Material provided →
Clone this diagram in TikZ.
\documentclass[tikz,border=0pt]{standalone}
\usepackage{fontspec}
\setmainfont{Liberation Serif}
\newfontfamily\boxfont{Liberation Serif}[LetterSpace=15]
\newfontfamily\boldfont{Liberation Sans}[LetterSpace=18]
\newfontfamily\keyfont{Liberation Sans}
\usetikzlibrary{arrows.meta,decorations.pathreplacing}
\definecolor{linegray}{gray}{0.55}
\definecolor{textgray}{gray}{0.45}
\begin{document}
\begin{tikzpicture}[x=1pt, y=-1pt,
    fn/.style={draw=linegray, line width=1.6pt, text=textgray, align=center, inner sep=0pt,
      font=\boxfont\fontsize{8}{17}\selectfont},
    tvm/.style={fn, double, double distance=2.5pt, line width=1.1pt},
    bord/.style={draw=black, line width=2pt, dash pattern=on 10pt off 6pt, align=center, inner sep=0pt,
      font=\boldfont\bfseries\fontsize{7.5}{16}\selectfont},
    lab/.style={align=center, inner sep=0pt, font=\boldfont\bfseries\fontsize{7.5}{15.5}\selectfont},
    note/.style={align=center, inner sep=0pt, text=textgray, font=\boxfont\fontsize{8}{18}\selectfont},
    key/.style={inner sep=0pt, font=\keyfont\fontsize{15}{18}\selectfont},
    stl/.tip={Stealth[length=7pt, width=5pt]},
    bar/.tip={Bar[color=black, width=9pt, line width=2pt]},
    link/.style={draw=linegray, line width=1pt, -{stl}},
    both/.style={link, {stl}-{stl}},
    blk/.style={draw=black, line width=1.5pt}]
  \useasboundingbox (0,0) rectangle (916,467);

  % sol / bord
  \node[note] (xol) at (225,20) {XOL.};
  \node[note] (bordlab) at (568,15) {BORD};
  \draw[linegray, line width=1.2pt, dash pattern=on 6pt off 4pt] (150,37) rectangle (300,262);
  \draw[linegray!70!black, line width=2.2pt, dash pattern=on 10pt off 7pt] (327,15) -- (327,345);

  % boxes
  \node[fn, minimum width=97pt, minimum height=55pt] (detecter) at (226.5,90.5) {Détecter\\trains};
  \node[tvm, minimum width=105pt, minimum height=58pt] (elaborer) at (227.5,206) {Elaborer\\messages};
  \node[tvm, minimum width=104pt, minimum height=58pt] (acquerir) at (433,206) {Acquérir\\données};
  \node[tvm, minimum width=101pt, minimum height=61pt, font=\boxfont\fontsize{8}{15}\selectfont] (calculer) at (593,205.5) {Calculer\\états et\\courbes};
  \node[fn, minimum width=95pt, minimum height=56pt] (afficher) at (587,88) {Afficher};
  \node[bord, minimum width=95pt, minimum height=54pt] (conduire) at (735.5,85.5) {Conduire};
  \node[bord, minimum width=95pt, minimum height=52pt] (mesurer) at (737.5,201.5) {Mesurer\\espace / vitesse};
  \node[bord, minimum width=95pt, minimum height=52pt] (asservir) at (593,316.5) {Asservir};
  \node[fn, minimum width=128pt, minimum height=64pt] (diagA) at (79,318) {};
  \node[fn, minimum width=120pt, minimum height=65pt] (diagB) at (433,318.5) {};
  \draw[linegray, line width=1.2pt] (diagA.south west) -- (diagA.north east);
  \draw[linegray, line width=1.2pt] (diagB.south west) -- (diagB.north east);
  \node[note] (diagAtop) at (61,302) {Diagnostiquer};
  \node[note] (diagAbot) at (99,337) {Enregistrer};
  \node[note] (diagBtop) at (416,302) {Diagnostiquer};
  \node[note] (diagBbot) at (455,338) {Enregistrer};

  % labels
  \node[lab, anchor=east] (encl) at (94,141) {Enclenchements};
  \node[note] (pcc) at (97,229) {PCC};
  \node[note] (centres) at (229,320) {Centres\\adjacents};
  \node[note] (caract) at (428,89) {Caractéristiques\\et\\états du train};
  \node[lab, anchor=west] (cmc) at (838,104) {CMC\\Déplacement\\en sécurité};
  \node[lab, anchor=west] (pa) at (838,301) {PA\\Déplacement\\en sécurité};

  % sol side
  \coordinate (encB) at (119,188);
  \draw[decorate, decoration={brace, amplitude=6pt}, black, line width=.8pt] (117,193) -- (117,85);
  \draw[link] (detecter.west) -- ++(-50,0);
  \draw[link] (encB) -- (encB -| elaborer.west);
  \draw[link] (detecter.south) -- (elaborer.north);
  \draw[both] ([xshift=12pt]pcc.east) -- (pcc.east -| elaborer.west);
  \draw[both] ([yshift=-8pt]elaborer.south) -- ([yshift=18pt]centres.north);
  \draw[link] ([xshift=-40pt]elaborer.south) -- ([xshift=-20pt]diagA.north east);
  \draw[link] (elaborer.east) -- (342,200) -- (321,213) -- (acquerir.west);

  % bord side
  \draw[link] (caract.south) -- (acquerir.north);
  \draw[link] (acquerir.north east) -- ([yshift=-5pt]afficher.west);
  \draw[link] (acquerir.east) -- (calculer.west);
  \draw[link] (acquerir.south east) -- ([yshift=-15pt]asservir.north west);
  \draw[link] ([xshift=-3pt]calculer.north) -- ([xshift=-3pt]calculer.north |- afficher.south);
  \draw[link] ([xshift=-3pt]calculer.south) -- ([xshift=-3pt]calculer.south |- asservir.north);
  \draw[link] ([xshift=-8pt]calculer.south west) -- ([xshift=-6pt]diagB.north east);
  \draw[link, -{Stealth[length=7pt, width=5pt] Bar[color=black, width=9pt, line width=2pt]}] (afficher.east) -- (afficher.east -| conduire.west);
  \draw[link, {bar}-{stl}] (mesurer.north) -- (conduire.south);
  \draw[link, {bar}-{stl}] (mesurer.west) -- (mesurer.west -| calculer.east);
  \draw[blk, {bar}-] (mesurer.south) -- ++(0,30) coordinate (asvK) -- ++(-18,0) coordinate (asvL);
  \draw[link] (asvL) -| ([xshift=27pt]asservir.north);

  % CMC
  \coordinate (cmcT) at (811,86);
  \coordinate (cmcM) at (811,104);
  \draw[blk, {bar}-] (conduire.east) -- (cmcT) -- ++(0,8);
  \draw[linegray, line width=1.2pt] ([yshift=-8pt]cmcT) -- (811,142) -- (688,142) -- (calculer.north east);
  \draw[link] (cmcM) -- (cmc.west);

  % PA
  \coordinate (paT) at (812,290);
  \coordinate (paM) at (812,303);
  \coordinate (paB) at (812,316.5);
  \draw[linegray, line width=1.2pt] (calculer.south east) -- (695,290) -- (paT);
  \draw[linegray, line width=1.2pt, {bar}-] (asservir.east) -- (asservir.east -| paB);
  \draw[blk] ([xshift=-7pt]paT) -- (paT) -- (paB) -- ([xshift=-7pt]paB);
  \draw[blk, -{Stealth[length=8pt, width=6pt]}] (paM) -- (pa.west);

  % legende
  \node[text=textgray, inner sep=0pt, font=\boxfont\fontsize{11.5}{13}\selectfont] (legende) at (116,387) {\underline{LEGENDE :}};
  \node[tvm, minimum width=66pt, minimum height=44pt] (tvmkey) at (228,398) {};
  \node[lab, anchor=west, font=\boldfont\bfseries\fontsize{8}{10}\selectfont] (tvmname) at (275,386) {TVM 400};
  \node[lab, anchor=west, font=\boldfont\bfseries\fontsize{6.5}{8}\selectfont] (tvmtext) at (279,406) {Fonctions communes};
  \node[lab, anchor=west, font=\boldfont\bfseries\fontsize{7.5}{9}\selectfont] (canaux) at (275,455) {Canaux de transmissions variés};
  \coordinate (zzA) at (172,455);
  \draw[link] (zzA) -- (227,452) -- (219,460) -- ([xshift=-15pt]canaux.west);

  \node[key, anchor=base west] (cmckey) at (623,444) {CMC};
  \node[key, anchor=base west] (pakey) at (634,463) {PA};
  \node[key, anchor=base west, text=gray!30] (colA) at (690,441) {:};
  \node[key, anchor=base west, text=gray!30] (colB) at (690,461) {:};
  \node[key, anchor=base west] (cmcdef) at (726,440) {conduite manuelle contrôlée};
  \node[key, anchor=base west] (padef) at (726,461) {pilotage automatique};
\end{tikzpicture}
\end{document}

Directions →
Give back the listing exactly, please, from its first line to the line containing "(327,15) -- (327,345);", inclusive, and nothing past that line.

Solution below →
Clone this diagram in TikZ.
\documentclass[tikz,border=0pt]{standalone}
\usepackage{fontspec}
\setmainfont{Liberation Serif}
\newfontfamily\boxfont{Liberation Serif}[LetterSpace=15]
\newfontfamily\boldfont{Liberation Sans}[LetterSpace=18]
\newfontfamily\keyfont{Liberation Sans}
\usetikzlibrary{arrows.meta,decorations.pathreplacing}
\definecolor{linegray}{gray}{0.55}
\definecolor{textgray}{gray}{0.45}
\begin{document}
\begin{tikzpicture}[x=1pt, y=-1pt,
    fn/.style={draw=linegray, line width=1.6pt, text=textgray, align=center, inner sep=0pt,
      font=\boxfont\fontsize{8}{17}\selectfont},
    tvm/.style={fn, double, double distance=2.5pt, line width=1.1pt},
    bord/.style={draw=black, line width=2pt, dash pattern=on 10pt off 6pt, align=center, inner sep=0pt,
      font=\boldfont\bfseries\fontsize{7.5}{16}\selectfont},
    lab/.style={align=center, inner sep=0pt, font=\boldfont\bfseries\fontsize{7.5}{15.5}\selectfont},
    note/.style={align=center, inner sep=0pt, text=textgray, font=\boxfont\fontsize{8}{18}\selectfont},
    key/.style={inner sep=0pt, font=\keyfont\fontsize{15}{18}\selectfont},
    stl/.tip={Stealth[length=7pt, width=5pt]},
    bar/.tip={Bar[color=black, width=9pt, line width=2pt]},
    link/.style={draw=linegray, line width=1pt, -{stl}},
    both/.style={link, {stl}-{stl}},
    blk/.style={draw=black, line width=1.5pt}]
  \useasboundingbox (0,0) rectangle (916,467);

  % sol / bord
  \node[note] (xol) at (225,20) {XOL.};
  \node[note] (bordlab) at (568,15) {BORD};
  \draw[linegray, line width=1.2pt, dash pattern=on 6pt off 4pt] (150,37) rectangle (300,262);
  \draw[linegray!70!black, line width=2.2pt, dash pattern=on 10pt off 7pt] (327,15) -- (327,345);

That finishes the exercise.